Ce décalage entre le récit officiel et la réalité vécue pourrait devenir une vulnérabilité politique. La doctrine de la propriété - présentée comme un attribut quasi naturel de l'identité hongroise - se heurte désormais à une génération pour qui l'achat d'un logement est hors de portée. Dans les années 1990, les privatisations massives avaient laissé croire que la propriété serait toujours accessible. Or ce temps est révolu et la propriété n'est aujourd'hui plus un signe d'émancipation, mais un marqueur d'origine sociale.

Le discours du « château familial » promu par Viktor Orbán vacille face à la réalité des loyers prohibitifs, des refus de crédit, des chambres exiguës converties à la hâte et des déménagements à répétition. Quand les jeunes affirment qu'ils n'ont « ni châteaux, ni clés, seulement des loyers », ils réfutent tout le mythe sur lequel la Hongrie a édifié un des piliers de son modèle social depuis plus de trente ans.

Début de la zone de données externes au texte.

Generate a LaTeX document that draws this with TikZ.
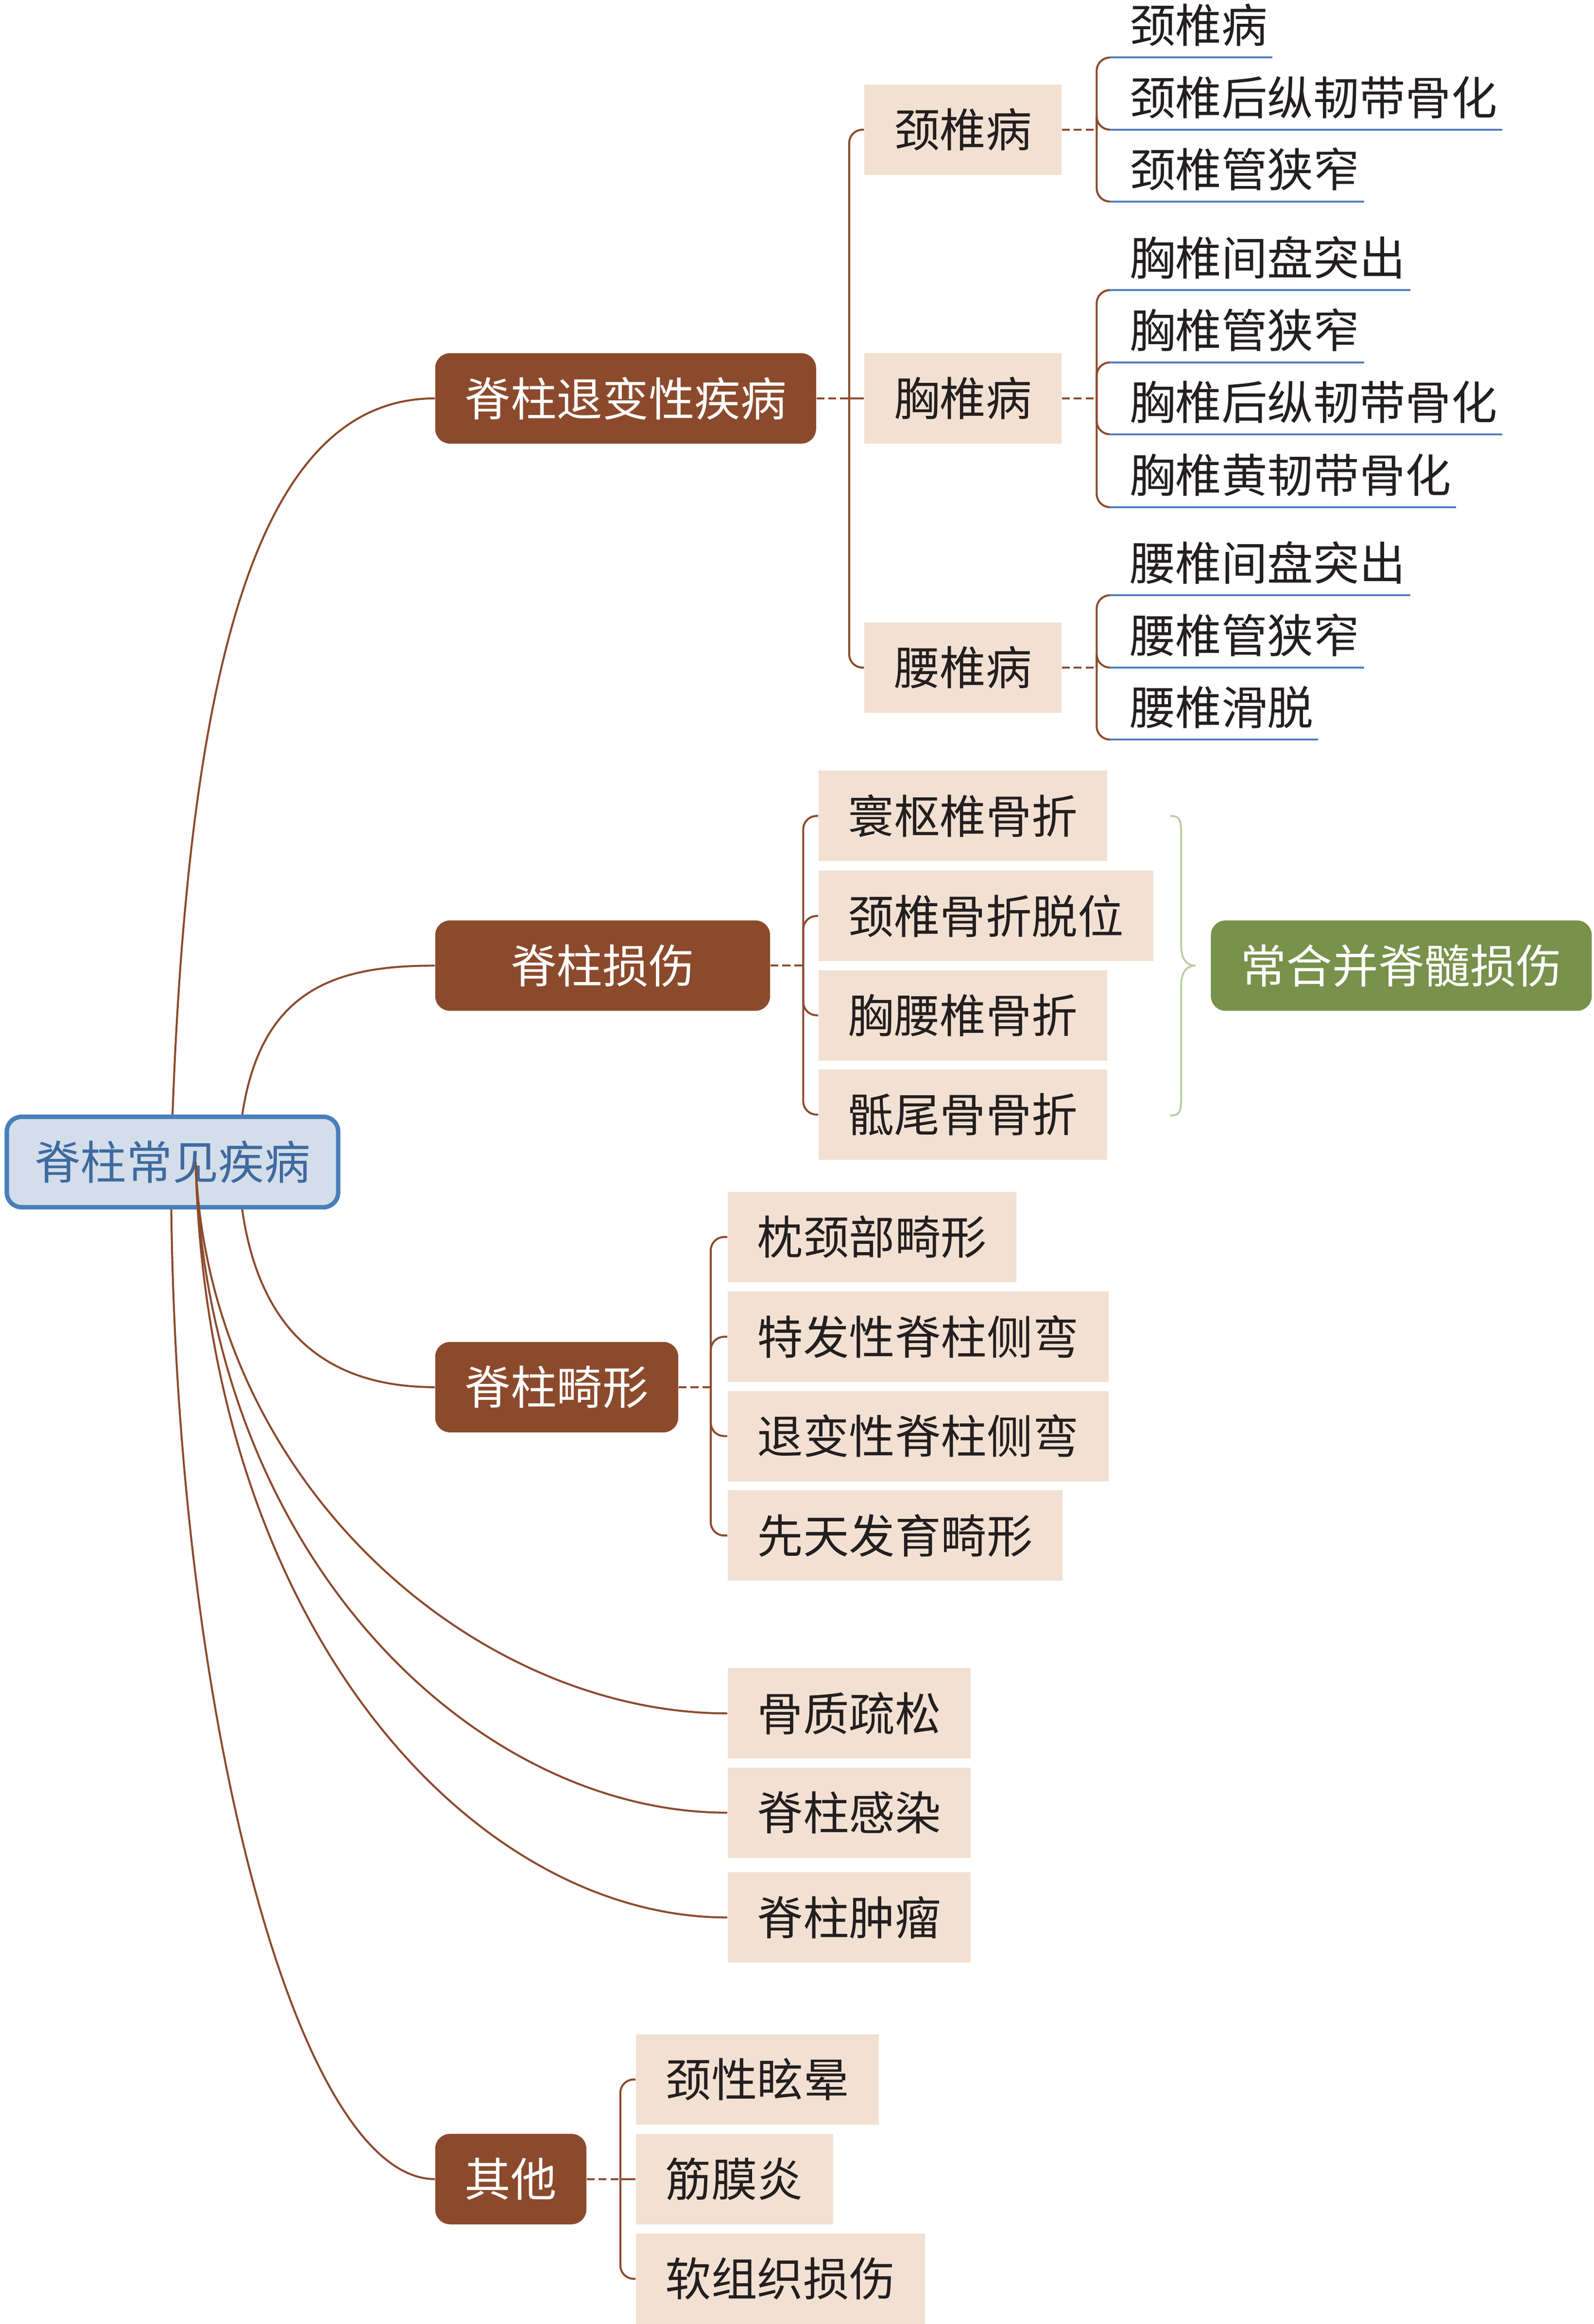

Dans un pays où le pouvoir s'est longtemps appuyé sur la passivité politique des jeunes urbains, la crise du logement pourrait devenir l'un des rares terrains capables de fissurer ce paysage. Car la question du logement touche à ce qu'il y a de plus fondamental : la possibilité d'avoir un avenir quelque part. Et si une brèche existe dans le récit de stabilité que le gouvernement s'efforce de maintenir, elle pourrait bien se trouver ici : dans la découverte, par toute une génération, que la ville qui devait être leur avenir devient chaque année un peu plus inaccessible.